In the past five days I have read the first four trades. This amounts to issues 1-28 of the comic. If I had the fifth volume right now, I wouldn't be writing this.
Lucifer is a spin off from Sandman. Lucifer was a character in certain storylines in Sandman, and one of the things that happened there was that he abdicated Hell, and had Dream, of the endless, cut his wings off. If you have read any Sandman at all, you know that not only is it very well written, but it is also a very dense and I would say fertile work. It is very thick with characters and worlds and possibilities. As you read Sandman, you get a feeling that all of those places existed outside of the storyline, that they were real things with their own histories and futures, and that
whatever we saw in the comic was just a glimpse. It is a very rich work in that regard. There are a lot of possibilities for stories that could be picked up and told. Some of them have been, and many have not. According to the introduction in volume 1, Lucifer is the character that Neil Gaiman most wanted to see 'spun off'. I think it was an ideal choice for that honor, and I think it is clear that Mike Carey really was the right person to do it.
The character of Lucifer is one that I think would be hard to write well. He is clever and sly, he is an individualist, as well as a being of great power. He is called the prince of lies, but as the comics make very clear, he keeps his word. His intellect and his cleverness are such that he seems to operate exclusively in the 'very big picture' view of things. You may think you have him at a disadvantage, but you can't be sure he hadn't already allowed for that, and built it into his plan before you even started to formulate yours. He is a master of negotiation, a master of the bluff, and he is always aware of the true rules that govern any situation. He also commands respect, and may not tolerate it when people don't know their place.

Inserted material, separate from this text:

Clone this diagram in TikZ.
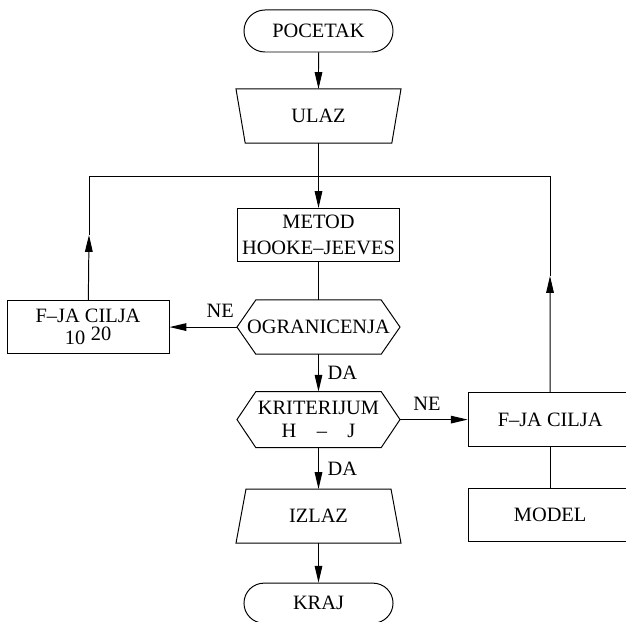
\documentclass[tikz,border=0pt]{standalone}
\usepackage{fontspec}
\setmainfont{Liberation Serif}
\usetikzlibrary{positioning,shapes.misc,arrows.meta}

% hexagon outline round a block_test node
\newcommand\hexframe[1]{%
  \draw (#1.west) -- ([xshift=0.47cm]#1.north west) -- ([xshift=-0.47cm]#1.north east)
    -- (#1.east) -- ([xshift=-0.47cm]#1.south east) -- ([xshift=0.47cm]#1.south west) -- cycle;}
% trapezium outline round a block_io node: #2 = top inset, #3 = bottom inset
\newcommand\ioframe[3]{%
  \draw ([xshift=#2]#1.north west) -- ([xshift=-#2]#1.north east)
    -- ([xshift=-#3]#1.south east) -- ([xshift=#3]#1.south west) -- cycle;}

\begin{document}
\begin{tikzpicture}[
  x=0.025cm, y=-0.025cm,
  line width=0.7pt,
  font=\fontsize{14.5}{18}\selectfont,
  block_term/.style={rounded rectangle, draw, minimum width=3.725cm,
    minimum height=1.05cm, inner sep=0pt},
  block_io/.style={rectangle, minimum width=4.1cm, minimum height=1.33cm, inner sep=0pt},
  block_proc/.style={rectangle, draw, text centered, align=center,
    minimum width=4.05cm, minimum height=1.33cm},
  block_test/.style={rectangle, align=center, minimum width=4.05cm, minimum height=1.33cm,
    inner sep=0pt, font=\fontsize{14.5}{16}\selectfont},
  line/.style={draw, -},
  arr/.style={draw, -{Triangle[length=0.42cm, width=0.19cm]}}
  ]

\useasboundingbox (0,0) rectangle (626,622);
\clip (0,0) rectangle (626,622);

\node [block_term] (start) at (318.5,31) {POCETAK};
\node [block_io, below of=start, node distance=2.125cm] (ulaz) {ULAZ};
\node [block_proc, below of=ulaz, node distance=2.975cm] (metod) {METOD\\HOOKE--JEEVES};
\node [block_test, below of=metod, node distance=2.3cm] (ogr) {OGRANICENJA};
\node [block_test, below of=ogr, node distance=2.3125cm, minimum height=1.375cm] (krit)
  {KRITERIJUM\\H\quad--\quad J};
\node [block_io, below of=krit, node distance=2.4125cm] (izlaz) {IZLAZ};
\node [block_term, below of=izlaz, node distance=2.175cm, minimum height=1cm] (kraj) {KRAJ};
\ioframe{ulaz}{0cm}{0.23cm}
\ioframe{izlaz}{0.25cm}{0cm}
\hexframe{ogr}
\hexframe{krit}

\node [block_proc, left of=ogr, node distance=5.76cm, font=\fontsize{14.5}{16}\selectfont]
  (cilj10) {F--JA CILJA\\10\;\raisebox{0.45ex}{20}};
\node [block_proc, right of=krit, node distance=5.79cm, minimum width=4.1cm] (cilj) {F--JA CILJA};
\node [block_proc, below of=cilj, node distance=2.375cm, minimum width=4.1cm] (model) {MODEL};

\coordinate (join) at (318.5,176);
\coordinate (lmid) at (89,235);
\coordinate (rmid) at (550,276);

\path [arr] (start) -- (ulaz);
\path [line] (ulaz) -- (join);
\path [arr] (join) -- (metod);
\path [line] (metod) -- (ogr);
\path [arr] (ogr) -- node[above=0.1cm, pos=0.25] {NE} (cilj10);
\path [arr] (ogr) -- node[right=0.1cm] {DA} (krit);
\path [arr] (krit) -- node[above=0.1cm, pos=0.4] {NE} (cilj);
\path [arr] (krit) -- node[right=0.1cm] {DA} (izlaz);
\path [arr] (izlaz) -- (kraj);
\path [line] (cilj) -- (model);
\path [arr] (cilj10) -- (lmid);
\path [line] (lmid) |- (join);
\path [arr] (cilj) -- (rmid);
\path [line] (rmid) |- (join);

\end{tikzpicture}
\end{document}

The beauty of this series is in the telling. When you are reading it, you are always seeing multiple angles. You are never perched on Lucifer's shoulder for very long, but you see the plot building through the points of view of a great number of supporting cast. Sometimes the supporting cast are recurring characters, and sometimes they are almost just incidental. In one, we see two unfortunate 'pilgrims' who happen into Lucifer's home uninvited, in another we get a wonderful story of a female centaur that was born in Lucifer's realm outside of creation. She sees the future and seeks to warn him as he is their creator.
My favorite character in the stories is Elaine Belloc. When we first see her she is a young girl whose friend was killed, only to remain her friend as a ghost. Elaine sees ghosts, and is able to call on the spirits of her Grandmothers to give her guidance. We learn a lot more about Elaine as the story goes on, and due to his saving her life and always being honest with her, she is considers Lucifer her friend.
Ultimately the stories relate to Lucifer's rebellion against heaven, and his desire to have a creation of his own where no-one bows down to anyone, and religion is the only thing that is truly forbidden. He makes a lot of enemies in the process, and their machinations are rolled into the story as well, creating a compelling and interesting series of stories and events.
I truly believe that this series is brilliantly done. I would say that it is every bit as good as Sandman, but I think it's standing as a byproduct of that series makes it hard say that. It's the flawless heir in my opinion, a very worthy offspring to a very good comic. It takes the character (and some of the supporting ones) and continues them in a way that just moves naturally from everything we saw about them in the first place.
I strongly recommend giving this a read if you haven't already. If you aren't a Sandman fan you should give it a read anyway. (If anything, just give Sandman: Season of the Mists a read before you start this).